--- Data shown ---

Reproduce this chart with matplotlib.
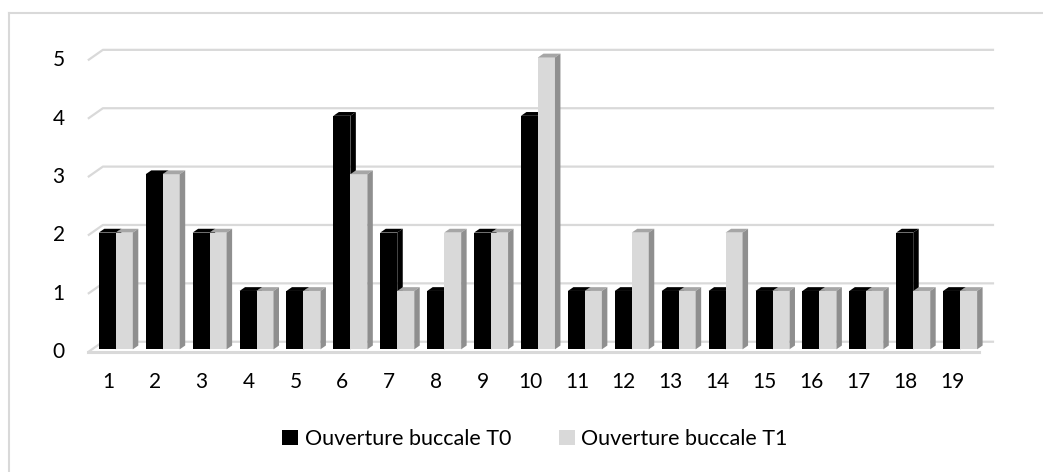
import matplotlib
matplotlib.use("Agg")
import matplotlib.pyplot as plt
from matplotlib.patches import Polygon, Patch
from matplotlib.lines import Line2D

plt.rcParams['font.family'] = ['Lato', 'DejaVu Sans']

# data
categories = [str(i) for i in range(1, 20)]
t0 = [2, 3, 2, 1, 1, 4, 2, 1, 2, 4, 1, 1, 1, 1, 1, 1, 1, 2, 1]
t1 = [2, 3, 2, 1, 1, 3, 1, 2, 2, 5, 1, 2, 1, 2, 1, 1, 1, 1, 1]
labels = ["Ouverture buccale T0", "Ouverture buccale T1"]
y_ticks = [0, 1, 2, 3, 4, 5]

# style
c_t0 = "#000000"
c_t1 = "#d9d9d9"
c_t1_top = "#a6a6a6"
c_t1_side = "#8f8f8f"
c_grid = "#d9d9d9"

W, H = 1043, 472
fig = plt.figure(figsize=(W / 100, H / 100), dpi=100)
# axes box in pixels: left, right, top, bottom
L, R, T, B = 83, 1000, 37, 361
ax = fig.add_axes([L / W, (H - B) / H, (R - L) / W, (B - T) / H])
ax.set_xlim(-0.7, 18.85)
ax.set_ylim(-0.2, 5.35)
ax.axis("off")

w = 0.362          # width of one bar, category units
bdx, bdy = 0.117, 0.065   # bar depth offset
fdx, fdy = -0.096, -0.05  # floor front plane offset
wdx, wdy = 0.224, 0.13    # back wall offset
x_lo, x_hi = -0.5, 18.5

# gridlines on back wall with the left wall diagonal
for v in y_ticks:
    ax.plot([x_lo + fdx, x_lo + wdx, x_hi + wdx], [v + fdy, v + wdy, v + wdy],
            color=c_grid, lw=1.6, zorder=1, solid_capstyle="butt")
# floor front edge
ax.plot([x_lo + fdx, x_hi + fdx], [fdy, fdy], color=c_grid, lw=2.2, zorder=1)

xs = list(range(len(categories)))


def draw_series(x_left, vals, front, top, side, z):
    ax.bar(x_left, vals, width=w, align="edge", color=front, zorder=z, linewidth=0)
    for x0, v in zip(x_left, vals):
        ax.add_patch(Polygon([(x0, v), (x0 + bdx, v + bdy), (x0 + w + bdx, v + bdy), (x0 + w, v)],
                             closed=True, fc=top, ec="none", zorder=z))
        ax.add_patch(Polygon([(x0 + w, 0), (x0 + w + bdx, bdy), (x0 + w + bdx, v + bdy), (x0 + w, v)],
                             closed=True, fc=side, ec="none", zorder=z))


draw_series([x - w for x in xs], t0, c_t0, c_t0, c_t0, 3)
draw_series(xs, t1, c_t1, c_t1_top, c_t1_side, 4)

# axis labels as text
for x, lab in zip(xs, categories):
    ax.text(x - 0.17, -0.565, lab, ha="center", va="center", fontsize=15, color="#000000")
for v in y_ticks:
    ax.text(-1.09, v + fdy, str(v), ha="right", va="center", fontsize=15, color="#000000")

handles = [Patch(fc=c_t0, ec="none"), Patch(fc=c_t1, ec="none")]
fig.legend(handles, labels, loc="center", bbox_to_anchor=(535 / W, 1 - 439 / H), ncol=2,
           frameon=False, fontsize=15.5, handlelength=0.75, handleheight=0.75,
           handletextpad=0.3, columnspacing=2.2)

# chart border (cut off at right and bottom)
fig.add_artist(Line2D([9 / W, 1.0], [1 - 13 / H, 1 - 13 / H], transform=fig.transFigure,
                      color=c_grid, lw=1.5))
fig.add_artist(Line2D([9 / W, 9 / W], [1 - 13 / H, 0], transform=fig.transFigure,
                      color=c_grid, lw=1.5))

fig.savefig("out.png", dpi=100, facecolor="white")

--- Objective ---
Reproduce the full listing above verbatim, with no pictures included.

--- Reply to the task ---
Reproduce this chart with matplotlib.
import matplotlib
matplotlib.use("Agg")
import matplotlib.pyplot as plt
from matplotlib.patches import Polygon, Patch
from matplotlib.lines import Line2D

plt.rcParams['font.family'] = ['Lato', 'DejaVu Sans']

# data
categories = [str(i) for i in range(1, 20)]
t0 = [2, 3, 2, 1, 1, 4, 2, 1, 2, 4, 1, 1, 1, 1, 1, 1, 1, 2, 1]
t1 = [2, 3, 2, 1, 1, 3, 1, 2, 2, 5, 1, 2, 1, 2, 1, 1, 1, 1, 1]
labels = ["Ouverture buccale T0", "Ouverture buccale T1"]
y_ticks = [0, 1, 2, 3, 4, 5]

# style
c_t0 = "#000000"
c_t1 = "#d9d9d9"
c_t1_top = "#a6a6a6"
c_t1_side = "#8f8f8f"
c_grid = "#d9d9d9"

W, H = 1043, 472
fig = plt.figure(figsize=(W / 100, H / 100), dpi=100)
# axes box in pixels: left, right, top, bottom
L, R, T, B = 83, 1000, 37, 361
ax = fig.add_axes([L / W, (H - B) / H, (R - L) / W, (B - T) / H])
ax.set_xlim(-0.7, 18.85)
ax.set_ylim(-0.2, 5.35)
ax.axis("off")

w = 0.362          # width of one bar, category units
bdx, bdy = 0.117, 0.065   # bar depth offset
fdx, fdy = -0.096, -0.05  # floor front plane offset
wdx, wdy = 0.224, 0.13    # back wall offset
x_lo, x_hi = -0.5, 18.5

# gridlines on back wall with the left wall diagonal
for v in y_ticks:
    ax.plot([x_lo + fdx, x_lo + wdx, x_hi + wdx], [v + fdy, v + wdy, v + wdy],
            color=c_grid, lw=1.6, zorder=1, solid_capstyle="butt")
# floor front edge
ax.plot([x_lo + fdx, x_hi + fdx], [fdy, fdy], color=c_grid, lw=2.2, zorder=1)

xs = list(range(len(categories)))


def draw_series(x_left, vals, front, top, side, z):
    ax.bar(x_left, vals, width=w, align="edge", color=front, zorder=z, linewidth=0)
    for x0, v in zip(x_left, vals):
        ax.add_patch(Polygon([(x0, v), (x0 + bdx, v + bdy), (x0 + w + bdx, v + bdy), (x0 + w, v)],
                             closed=True, fc=top, ec="none", zorder=z))
        ax.add_patch(Polygon([(x0 + w, 0), (x0 + w + bdx, bdy), (x0 + w + bdx, v + bdy), (x0 + w, v)],
                             closed=True, fc=side, ec="none", zorder=z))


draw_series([x - w for x in xs], t0, c_t0, c_t0, c_t0, 3)
draw_series(xs, t1, c_t1, c_t1_top, c_t1_side, 4)

# axis labels as text
for x, lab in zip(xs, categories):
    ax.text(x - 0.17, -0.565, lab, ha="center", va="center", fontsize=15, color="#000000")
for v in y_ticks:
    ax.text(-1.09, v + fdy, str(v), ha="right", va="center", fontsize=15, color="#000000")

handles = [Patch(fc=c_t0, ec="none"), Patch(fc=c_t1, ec="none")]
fig.legend(handles, labels, loc="center", bbox_to_anchor=(535 / W, 1 - 439 / H), ncol=2,
           frameon=False, fontsize=15.5, handlelength=0.75, handleheight=0.75,
           handletextpad=0.3, columnspacing=2.2)

# chart border (cut off at right and bottom)
fig.add_artist(Line2D([9 / W, 1.0], [1 - 13 / H, 1 - 13 / H], transform=fig.transFigure,
                      color=c_grid, lw=1.5))
fig.add_artist(Line2D([9 / W, 9 / W], [1 - 13 / H, 0], transform=fig.transFigure,
                      color=c_grid, lw=1.5))

fig.savefig("out.png", dpi=100, facecolor="white")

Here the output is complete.